• _GIVEN MATERIAL_
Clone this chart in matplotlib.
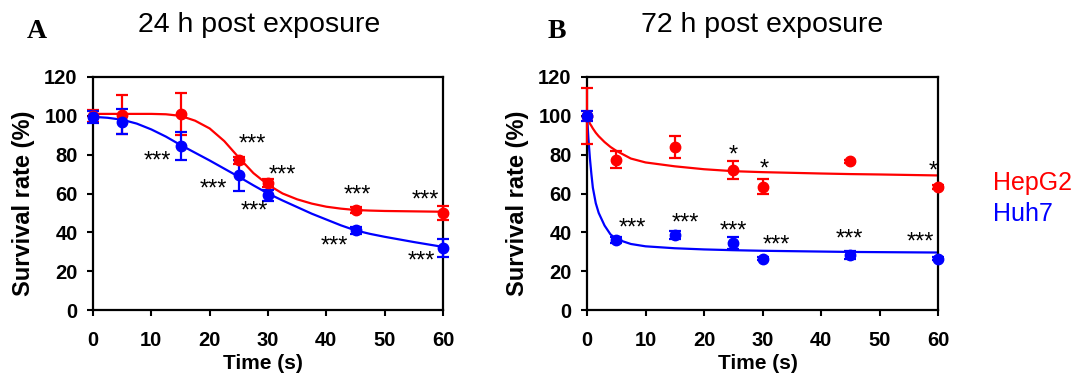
import matplotlib
matplotlib.use("Agg")
import matplotlib.pyplot as plt

plt.rcParams['font.family'] = ['Liberation Sans', 'DejaVu Sans']

# measured points (time in s, survival %)
times = [0, 5, 15, 25, 30, 45, 60]

hep_24 = [100, 100.5, 101, 77, 65.5, 51.5, 50]
hep_24_err = [3, 10, 11, 2, 2, 1.5, 3.5]
huh_24 = [99.5, 97, 84.5, 69.5, 59, 41, 32]
huh_24_err = [3, 6.5, 7, 8, 3, 2, 4.5]

hep_72 = [100, 77.5, 84, 72, 63.5, 76.5, 63.5]
hep_72_err = [14.5, 4.5, 5.5, 4.5, 4, 1, 1]
huh_72 = [100, 36, 38.5, 34.5, 26.5, 28.5, 26.5]
huh_72_err = [2.5, 1.5, 2, 3, 1, 2, 1]

# fitted curves
fit_t_24 = [0, 2.5, 5, 7.5, 10, 12.5, 15, 17.5, 20, 22.5, 25, 27.5, 30, 32.5,
            35, 37.5, 40, 42.5, 45, 47.5, 50, 55, 60]
hep_fit_24 = [101, 101, 101, 101, 101, 100.8, 100, 97.5, 93.5, 87, 78.5, 70.5,
              64.5, 60, 57, 54.8, 53.2, 52.2, 51.5, 51.2, 51, 50.8, 50.6]
huh_fit_24 = [99.5, 99, 98, 96, 93, 89.3, 85, 81, 77, 72.8, 68.6, 64.2, 60,
              56.4, 53, 49.6, 46.6, 43.6, 41, 39.2, 37.7, 35, 32.5]

fit_t_72 = [0, 0.25, 0.5, 0.75, 1, 1.5, 2, 3, 4, 5, 7.5, 10, 15, 20, 25, 30,
            40, 45, 50, 60]
hep_fit_72 = [100, 98, 96, 94.8, 93.5, 91.3, 89.5, 86.5, 84, 82, 78, 76, 74,
              72.5, 71.5, 71, 70.3, 70, 69.8, 69.3]
huh_fit_72 = [100, 88, 78, 70, 63, 55, 50, 43.5, 39, 36.5, 34, 32.8, 31.8,
              31.2, 30.8, 30.5, 30.1, 29.9, 29.8, 29.6]

# significance marks: (time, y, text)
stars_24 = [(11, 79, '***'), (27.3, 87.5, '***'), (32.4, 72, '***'),
            (20.7, 64.5, '***'), (27.6, 53, '***'), (45.4, 61.5, '***'),
            (41.4, 35, '***'), (56.9, 59, '***'), (56.3, 27.5, '***')]
stars_72 = [(25, 82, '*'), (30.3, 75, '*'), (59.2, 74, '*'),
            (7.8, 44.5, '***'), (16.8, 47, '***'), (25, 43, '***'),
            (32.3, 35.5, '***'), (44.8, 39, '***'), (57, 37, '***')]

RED = '#ff0000'
BLUE = '#0000ff'

fig = plt.figure(figsize=(10.78, 3.76), dpi=100)
axA = fig.add_axes([93 / 1078, 66 / 376, 350 / 1078, 233 / 376])
axB = fig.add_axes([587 / 1078, 66 / 376, 351 / 1078, 233 / 376])


def panel(ax, hep, hep_err, huh, huh_err, ft, hfit, ufit, stars):
    ax.plot(ft, hfit, color=RED, lw=1.6, zorder=2)
    ax.plot(ft, ufit, color=BLUE, lw=1.6, zorder=2)
    ax.errorbar(times, hep, yerr=hep_err, fmt='o', color=RED, ms=7.5,
                capsize=4, elinewidth=1.6, capthick=1.6, zorder=3,
                clip_on=False)
    ax.errorbar(times, huh, yerr=huh_err, fmt='o', color=BLUE, ms=7.5,
                capsize=4, elinewidth=1.6, capthick=1.6, zorder=3,
                clip_on=False)
    # asterisks sit high in the glyph box, nudge them down a little
    for x, y, s in stars:
        ax.annotate(s, (x, y), xytext=(0, -3.5), textcoords='offset points',
                    ha='center', va='center', fontsize=17, color='black')
    ax.set_xlim(0, 60)
    ax.set_ylim(0, 120)
    ax.set_xticks(range(0, 61, 10))
    ax.set_yticks(range(0, 121, 20))
    for sp in ax.spines.values():
        sp.set_linewidth(1.6)
    ax.tick_params(direction='out', length=4, width=1.5, labelsize=14.5)
    ax.tick_params(axis='x', pad=11)
    ax.tick_params(axis='y', pad=7)
    for lab in ax.get_xticklabels() + ax.get_yticklabels():
        lab.set_fontweight('bold')
    ax.set_xlabel('Time (s)', fontsize=15, fontweight='bold')
    ax.set_ylabel('Survival rate (%)', fontsize=17, fontweight='bold')
    ax.xaxis.set_label_coords(0.486, -0.19)
    ax.yaxis.set_label_coords(-0.166, 0.46)


panel(axA, hep_24, hep_24_err, huh_24, huh_24_err, fit_t_24, hep_fit_24,
      huh_fit_24, stars_24)
panel(axB, hep_72, hep_72_err, huh_72, huh_72_err, fit_t_72, hep_fit_72,
      huh_fit_72, stars_72)

fig.text(259 / 1078, 1 - 25 / 376, '24 h post exposure', ha='center',
         va='center', fontsize=20.5)
fig.text(762 / 1078, 1 - 25 / 376, '72 h post exposure', ha='center',
         va='center', fontsize=20.5)
fig.text(37 / 1078, 1 - 32 / 376, 'A', ha='center', va='center', fontsize=20,
         fontweight='bold', family=['Liberation Serif'])
fig.text(557 / 1078, 1 - 32 / 376, 'B', ha='center', va='center', fontsize=20,
         fontweight='bold', family=['Liberation Serif'])

fig.text(993 / 1078, 1 - 183 / 376, 'HepG2', ha='left', va='center',
         fontsize=18, color=RED)
fig.text(993 / 1078, 1 - 214 / 376, 'Huh7', ha='left', va='center',
         fontsize=18, color=BLUE)

fig.savefig('out.png', dpi=100)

• _TASK DIRECTIONS_
Isolate each line of the listing above that includes "matplotlib". Copy it.

• _SOLVED PROBLEM_
Clone this chart in matplotlib.
import matplotlib
matplotlib.use("Agg")
import matplotlib.pyplot as plt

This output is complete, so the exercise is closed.